Всеволод Князев и Ольга Глебова-Судейкина – два главных героя “Поэмы без героя”, там про разрыв между означаемым и означающим много сказано. Но это будет позже, поэма стала складываться в 1940 году (надо нам как-нибудь про нее подробней поговорить).
А 17 декабря 1959-го, комментируя написанное, Ахматова сообщает:
Первый росток (первый росточек, толчок), который я десятилетиями скрывала от себя самой, – это, конечно, запись Пушкина: “Только первый любовник производит… впечатление на женщину, как первый убитый на войне…” Всеволод был не первым убитым и никогда моим любовником не был, но его самоубийство было так похоже на другую катастрофу… что они навсегда слились для меня. Вторая картина, навсегда выхваченная прожектором памяти из мрака прошлого, это мы с Ольгой (Глебовой-Судейкиной. – А.Т.) после похорон Блока, ищущие на Смоленском кладбище могилу Всеволода (†1913). “Это где-то у стены”, – сказала Ольга, но найти не могла.
Как в Писании сказано? “Люди же… стояли в оцепенении, слыша голос, а никого не видя… С открытыми глазами никого не видел”. Только на Смоленском никто не взял за руки и не привел в Дамаск.
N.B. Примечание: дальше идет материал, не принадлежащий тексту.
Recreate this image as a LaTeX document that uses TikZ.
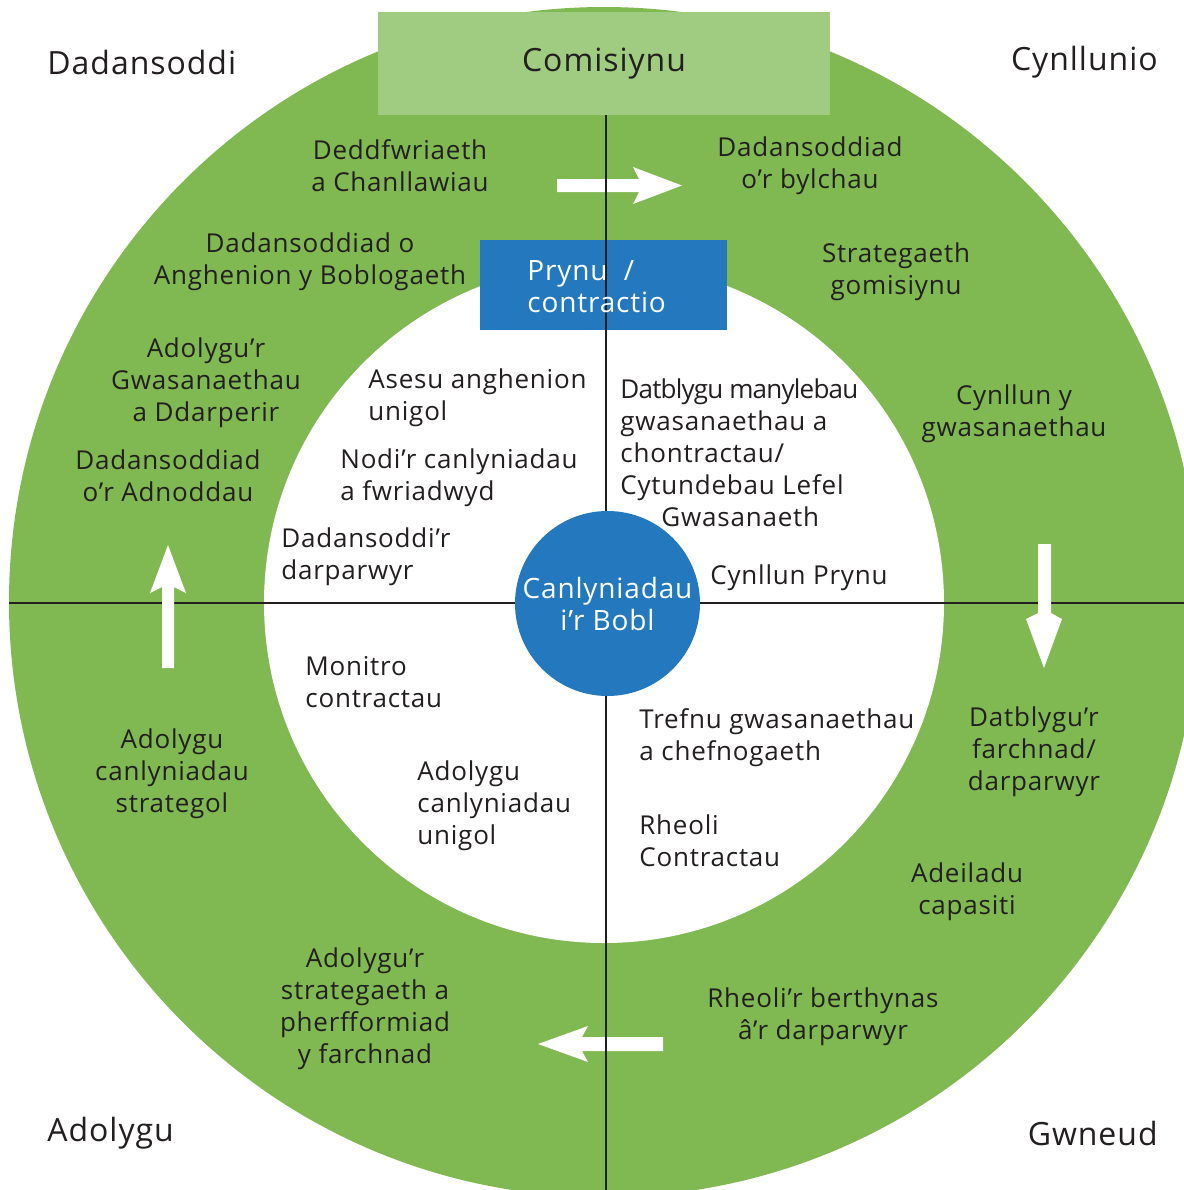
\documentclass[tikz,border=0pt]{standalone}
\usepackage{fontspec}
\setmainfont{Open Sans}[LetterSpace=3]
\definecolor{ringgreen}{HTML}{80B851}
\definecolor{boxgreen}{HTML}{A0CC82}
\definecolor{midblue}{HTML}{2478BE}
\definecolor{ink}{HTML}{231F20}
\begin{document}
\begin{tikzpicture}[x=0.5pt,y=-0.5pt,
  txt/.style={inner sep=0pt, text=ink, font=\fontsize{13pt}{16pt}\selectfont, align=center, yshift=-1.5pt},
  ltxt/.style={txt, align=left, anchor=west},
  cornerlbl/.style={inner sep=0pt, text=ink, font=\fontsize{16pt}{20pt}\selectfont, yshift=-1pt},
  divider/.style={ink, line width=1.3pt},
  flowarrow/.style={fill=white}]
\useasboundingbox (0,0) rectangle (1184,1190);
% rings
\fill[ringgreen] (604,602) circle[radius=595];
\fill[white] (604,603) circle[radius=340];
% horizontal divider
\coordinate (hl) at (9,603);
\coordinate (hr) at (1200,603);
\draw[divider] (hl) -- (hr);
% arrows over horizontal line
\fill[flowarrow] (162,668) -- (162,587) -- (150,593) -- (168,545) -- (186,593) -- (174,587) -- (174,668) -- cycle;
\fill[flowarrow] (1038,544) -- (1038,613) -- (1026,619) -- (1044,668) -- (1062,619) -- (1051,613) -- (1051,544) -- cycle;
% purchasing box
\node[fill=midblue, minimum width=123.5pt, minimum height=45pt, inner sep=0pt] (prynubox) at (603.5,285) {};
% arrows under vertical line
\fill[flowarrow] (557,179) -- (639,179) -- (633,167) -- (682,185.5) -- (633,204) -- (639,192) -- (557,192) -- cycle;
\fill[flowarrow] (663,1037) -- (582,1037) -- (588,1026) -- (538,1044) -- (588,1062) -- (582,1051) -- (663,1051) -- cycle;
% vertical divider
\coordinate (vt) at (606,112);
\coordinate (vb) at (606,1200);
\draw[divider] (vt) -- (vb);
% centre
\node[circle, fill=midblue, minimum size=92.5pt, inner sep=0pt, text=white, align=center,
      font=\fontsize{14pt}{16pt}\selectfont] (outcome) at (607.5,603.5) {Canlyniadau\\i’r Bobl};
% top box
\node[fill=boxgreen, minimum width=226pt, minimum height=51.5pt, inner sep=0pt, text=ink,
      font=\fontsize{16pt}{20pt}\selectfont] (comm) at (604,63.5) {Comisiynu};
\node[ltxt, text=white, font=\fontsize{14pt}{16pt}\selectfont, yshift=1pt] (prynu) at (527,286) {Prynu~~/\\contractio};
% corner labels
\node[cornerlbl, anchor=west] (c1) at (47,60) {Dadansoddi};
\node[cornerlbl, anchor=east] (c2) at (1158,60) {Cynllunio};
\node[cornerlbl, anchor=west] (c3) at (47,1131) {Adolygu};
\node[cornerlbl, anchor=east] (c4) at (1158,1131) {Gwneud};
% outer ring texts
\node[txt] (g1) at (400,163) {Deddfwriaeth\\a Chanllawiau};
\node[txt] (g2) at (810,163) {Dadansoddiad\\o’r bylchau};
\node[txt] (g3) at (310,259) {Dadansoddiad o\\Anghenion y Boblogaeth};
\node[txt] (g4) at (896,269) {Strategaeth\\gomisiynu};
\node[txt] (g5) at (206,380) {Adolygu’r\\Gwasanaethau\\a Ddarperir};
\node[txt] (g6) at (1014,411) {Cynllun y\\gwasanaethau};
\node[txt] (g7) at (168,473) {Dadansoddiad\\o’r Adnoddau};
\node[txt] (g8) at (172,771) {Adolygu\\canlyniadau\\strategol};
\node[txt] (g9) at (1034,749) {Datblygu’r\\farchnad/\\darparwyr};
\node[txt] (g10) at (967,889) {Adeiladu\\capasiti};
\node[txt] (g11) at (823,1014) {Rheoli’r berthynas\\â’r darparwyr};
\node[txt] (g12) at (365,1006) {Adolygu’r\\strategaeth a\\pherfformiad\\y farchnad};
% inner texts
\node[ltxt] (w1) at (368,395) {Asesu anghenion\\unigol};
\node[ltxt] (w2) at (340,475) {Nodi’r canlyniadau\\a fwriadwyd};
\node[ltxt] (w3) at (281,554) {Dadansoddi’r\\darparwyr};
\node[ltxt] (w4) at (620,450) {{\addfontfeature{LetterSpace=-3}Datblygu manylebau}\\gwasanaethau a\\chontractau/\\Cytundebau Lefel\\\hspace*{20.5pt}Gwasanaeth};
\node[ltxt] (w5) at (710,575) {Cynllun Prynu};
\node[ltxt] (w6) at (305,679) {Monitro\\contractau};
\node[ltxt] (w7) at (417,803) {Adolygu\\canlyniadau\\unigol};
\node[ltxt] (w8) at (639,735) {Trefnu gwasanaethau\\a chefnogaeth};
\node[ltxt] (w9) at (639,838) {Rheoli\\Contractau};
\end{tikzpicture}
\end{document}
А теперь залезем в роман Мопассана “Жизнь” (1883) и прочтем:
Жанна спала обычно на правом боку, и левая грудь часто выглядывала наружу при пробуждении. Жюльен это подметил и окрестил ее: “гуляка”, а вторую: “лакомка”, потому что розовый бутон ее соска был как-то особенно чувствителен к поцелуям. Глубокая ложбинка между обеими получила прозвище “маменькина аллея”, потому что он постоянно прогуливался по ней; а другая, более потаенная ложбинка именовалась “путь в Дамаск”…
И что? – да ничего. Мы с вами не рухнем со стула, не зальемся горючими слезами, не побежим, задыхаясь, в полицию. Зевнем, перелистнем страницу и станем читать дальше. Лень даже обсуждать, хороша ли шутка Мопассана или нет. Шутка как шутка – бывает позабористей. “Война богов” Парни в этом отношении королева. Но и без нее такого добра навалом, море разливанное мировой литературы, мы же не собираемся его осушить. Мы же во имя христианской любви не будем биться в припадках ненависти, роняя слюну на “Pussy Riot”. Но эпидемия Дамаска в русской словесности, случившаяся сто лет назад, и нам кажется чумой. А это – ничуть. В чем тут дело?